Exercise
Make an exact transcription of the material, leaving out all images.

Materials provided
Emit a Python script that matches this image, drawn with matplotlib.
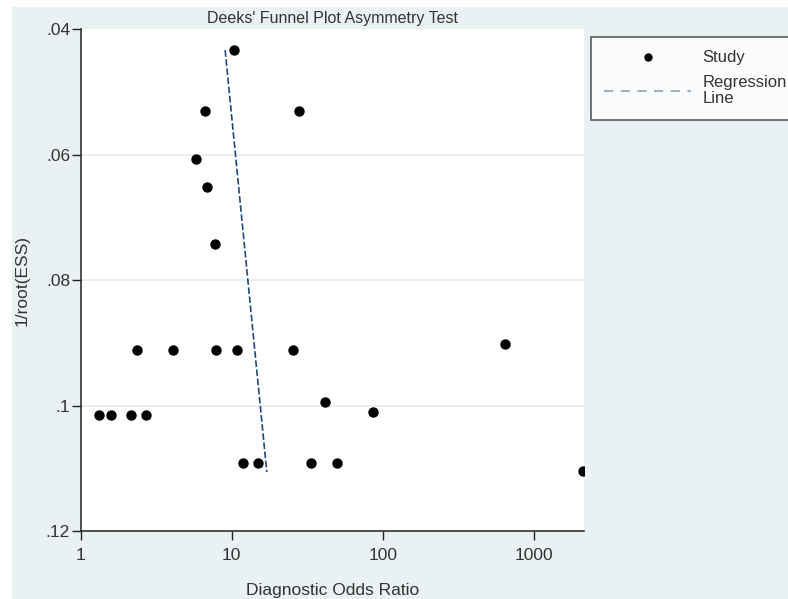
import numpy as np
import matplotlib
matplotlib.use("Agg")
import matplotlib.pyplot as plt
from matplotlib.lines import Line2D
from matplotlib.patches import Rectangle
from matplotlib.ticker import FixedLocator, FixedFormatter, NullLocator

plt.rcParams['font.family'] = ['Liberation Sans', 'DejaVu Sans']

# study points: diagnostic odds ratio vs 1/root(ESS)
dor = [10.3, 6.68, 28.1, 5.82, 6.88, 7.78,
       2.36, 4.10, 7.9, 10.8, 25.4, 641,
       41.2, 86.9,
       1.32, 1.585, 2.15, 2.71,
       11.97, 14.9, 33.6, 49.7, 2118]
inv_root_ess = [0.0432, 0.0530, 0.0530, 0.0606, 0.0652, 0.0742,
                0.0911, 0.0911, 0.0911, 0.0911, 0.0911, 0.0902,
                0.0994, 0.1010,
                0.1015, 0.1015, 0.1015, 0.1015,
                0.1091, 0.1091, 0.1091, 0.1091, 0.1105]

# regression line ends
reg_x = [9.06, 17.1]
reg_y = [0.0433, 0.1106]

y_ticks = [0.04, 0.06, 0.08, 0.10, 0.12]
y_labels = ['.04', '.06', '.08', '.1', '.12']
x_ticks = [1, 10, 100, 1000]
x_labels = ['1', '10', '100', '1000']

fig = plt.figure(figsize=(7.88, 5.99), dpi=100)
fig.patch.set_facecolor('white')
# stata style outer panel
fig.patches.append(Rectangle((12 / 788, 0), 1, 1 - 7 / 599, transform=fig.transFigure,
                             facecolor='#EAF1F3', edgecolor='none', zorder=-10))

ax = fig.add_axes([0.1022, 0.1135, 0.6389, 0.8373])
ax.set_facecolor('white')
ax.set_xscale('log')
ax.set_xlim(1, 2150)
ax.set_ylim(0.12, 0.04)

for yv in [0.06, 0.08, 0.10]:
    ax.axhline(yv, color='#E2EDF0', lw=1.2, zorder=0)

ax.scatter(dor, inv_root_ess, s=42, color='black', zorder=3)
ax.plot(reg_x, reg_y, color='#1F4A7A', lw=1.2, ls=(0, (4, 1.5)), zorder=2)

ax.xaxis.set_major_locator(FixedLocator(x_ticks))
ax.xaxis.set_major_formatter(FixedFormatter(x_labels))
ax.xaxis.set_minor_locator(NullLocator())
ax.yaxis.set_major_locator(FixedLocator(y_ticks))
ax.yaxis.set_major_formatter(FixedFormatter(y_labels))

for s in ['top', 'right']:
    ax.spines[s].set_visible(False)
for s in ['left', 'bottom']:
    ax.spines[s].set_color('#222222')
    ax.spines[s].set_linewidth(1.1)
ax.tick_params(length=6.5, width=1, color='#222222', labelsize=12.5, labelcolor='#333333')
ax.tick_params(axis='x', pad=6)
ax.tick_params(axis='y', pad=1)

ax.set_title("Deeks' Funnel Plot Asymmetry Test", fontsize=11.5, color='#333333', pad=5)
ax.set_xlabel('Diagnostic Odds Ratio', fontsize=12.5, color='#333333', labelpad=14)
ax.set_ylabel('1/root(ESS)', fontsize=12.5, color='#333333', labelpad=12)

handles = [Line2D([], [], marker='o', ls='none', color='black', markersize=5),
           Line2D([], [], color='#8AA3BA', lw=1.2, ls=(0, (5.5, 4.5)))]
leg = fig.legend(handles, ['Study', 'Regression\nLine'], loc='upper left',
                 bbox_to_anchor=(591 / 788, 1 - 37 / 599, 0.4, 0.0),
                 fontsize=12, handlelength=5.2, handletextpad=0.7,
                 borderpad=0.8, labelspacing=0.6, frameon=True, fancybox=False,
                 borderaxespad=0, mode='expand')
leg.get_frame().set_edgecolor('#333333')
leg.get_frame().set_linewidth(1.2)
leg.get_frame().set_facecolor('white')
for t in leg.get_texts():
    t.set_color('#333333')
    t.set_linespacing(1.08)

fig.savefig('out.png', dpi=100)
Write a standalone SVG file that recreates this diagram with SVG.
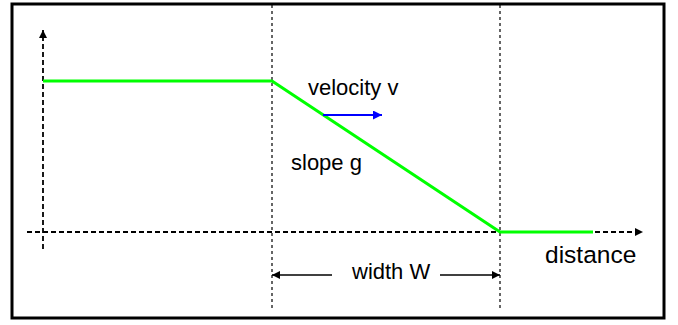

Result
Emit a Python script that matches this image, drawn with matplotlib.
import numpy as np
import matplotlib
matplotlib.use("Agg")
import matplotlib.pyplot as plt
from matplotlib.lines import Line2D
from matplotlib.patches import Rectangle
from matplotlib.ticker import FixedLocator, FixedFormatter, NullLocator

plt.rcParams['font.family'] = ['Liberation Sans', 'DejaVu Sans']

# study points: diagnostic odds ratio vs 1/root(ESS)
dor = [10.3, 6.68, 28.1, 5.82, 6.88, 7.78,
       2.36, 4.10, 7.9, 10.8, 25.4, 641,
       41.2, 86.9,
       1.32, 1.585, 2.15, 2.71,
       11.97, 14.9, 33.6, 49.7, 2118]
inv_root_ess = [0.0432, 0.0530, 0.0530, 0.0606, 0.0652, 0.0742,
                0.0911, 0.0911, 0.0911, 0.0911, 0.0911, 0.0902,
                0.0994, 0.1010,
                0.1015, 0.1015, 0.1015, 0.1015,
                0.1091, 0.1091, 0.1091, 0.1091, 0.1105]

# regression line ends
reg_x = [9.06, 17.1]
reg_y = [0.0433, 0.1106]

y_ticks = [0.04, 0.06, 0.08, 0.10, 0.12]
y_labels = ['.04', '.06', '.08', '.1', '.12']
x_ticks = [1, 10, 100, 1000]
x_labels = ['1', '10', '100', '1000']

fig = plt.figure(figsize=(7.88, 5.99), dpi=100)
fig.patch.set_facecolor('white')
# stata style outer panel
fig.patches.append(Rectangle((12 / 788, 0), 1, 1 - 7 / 599, transform=fig.transFigure,
                             facecolor='#EAF1F3', edgecolor='none', zorder=-10))

ax = fig.add_axes([0.1022, 0.1135, 0.6389, 0.8373])
ax.set_facecolor('white')
ax.set_xscale('log')
ax.set_xlim(1, 2150)
ax.set_ylim(0.12, 0.04)

for yv in [0.06, 0.08, 0.10]:
    ax.axhline(yv, color='#E2EDF0', lw=1.2, zorder=0)

ax.scatter(dor, inv_root_ess, s=42, color='black', zorder=3)
ax.plot(reg_x, reg_y, color='#1F4A7A', lw=1.2, ls=(0, (4, 1.5)), zorder=2)

ax.xaxis.set_major_locator(FixedLocator(x_ticks))
ax.xaxis.set_major_formatter(FixedFormatter(x_labels))
ax.xaxis.set_minor_locator(NullLocator())
ax.yaxis.set_major_locator(FixedLocator(y_ticks))
ax.yaxis.set_major_formatter(FixedFormatter(y_labels))

for s in ['top', 'right']:
    ax.spines[s].set_visible(False)
for s in ['left', 'bottom']:
    ax.spines[s].set_color('#222222')
    ax.spines[s].set_linewidth(1.1)
ax.tick_params(length=6.5, width=1, color='#222222', labelsize=12.5, labelcolor='#333333')
ax.tick_params(axis='x', pad=6)
ax.tick_params(axis='y', pad=1)

ax.set_title("Deeks' Funnel Plot Asymmetry Test", fontsize=11.5, color='#333333', pad=5)
ax.set_xlabel('Diagnostic Odds Ratio', fontsize=12.5, color='#333333', labelpad=14)
ax.set_ylabel('1/root(ESS)', fontsize=12.5, color='#333333', labelpad=12)

handles = [Line2D([], [], marker='o', ls='none', color='black', markersize=5),
           Line2D([], [], color='#8AA3BA', lw=1.2, ls=(0, (5.5, 4.5)))]
leg = fig.legend(handles, ['Study', 'Regression\nLine'], loc='upper left',
                 bbox_to_anchor=(591 / 788, 1 - 37 / 599, 0.4, 0.0),
                 fontsize=12, handlelength=5.2, handletextpad=0.7,
                 borderpad=0.8, labelspacing=0.6, frameon=True, fancybox=False,
                 borderaxespad=0, mode='expand')
leg.get_frame().set_edgecolor('#333333')
leg.get_frame().set_linewidth(1.2)
leg.get_frame().set_facecolor('white')
for t in leg.get_texts():
    t.set_color('#333333')
    t.set_linespacing(1.08)

fig.savefig('out.png', dpi=100)
Write a standalone SVG file that recreates this diagram with SVG.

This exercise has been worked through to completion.